On a personal note, some years ago I remember reading in a local newspaper of a visit by the execrable Keith Vaz to a local school, in his then capacity as Minister for Europe. The school buildings were festooned for the occasion with EU flags, and on his arrival, Vaz distributed chocolate Euros to the children. Recalling that, I was not at all surprised to read of this latest example of state-sponsored brainwashing in our schools.

Because that is what this is: brainwashing. I don't have a problem with children learning about the EU - indeed, I believe that it is positively essential that they do - but information with which they are provided must be fair and balanced, which is patently not the case at the moment. As I have documented here before (in respect of the homosexual penguins, for example), this kind of state-sponsored left-wing indoctrination is increasingly the norm in our schools. Rather than being taught to think critically, or being given the opportunity to hear and evaluate both sides of an argument, we increasingly see children being presented with only one-side of a hotly-contested issue, as if that side represented the absolute and undisputed truth. Commonly, this side and its advocates are idealised, while those who on the other side are vilified, and presented as almost pantomimic villains.

The particularly worrying thing about such propaganda is that it might very well work. We've all heard the phrase "get 'em while they're young". Well, that is exactly what the EU (and the global warming obsessives, and the promoters of "Black History Month", and all the other elements who seem unable or unwilling to distinguish education from indoctrination) are doing.
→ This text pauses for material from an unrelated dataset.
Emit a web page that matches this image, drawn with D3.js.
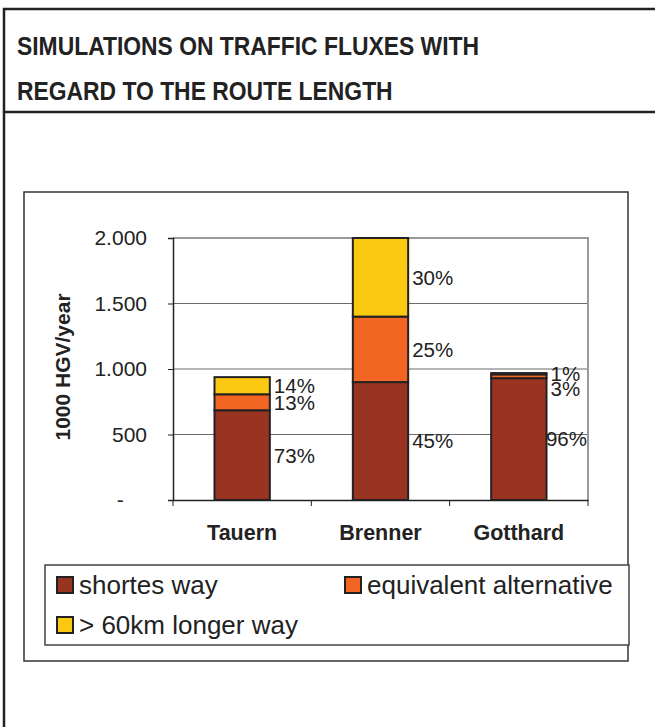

There is a good chance that if they can get these children in their formative years, and tell them over and over and over again that the EU is a good, a marvellous, a wondrous, thing, that enriches our lives as much as mass immigration (a statement that is actually true), then by the time those children are adults they, or at least a large number of them, will accept it as an unchallengeable article of faith.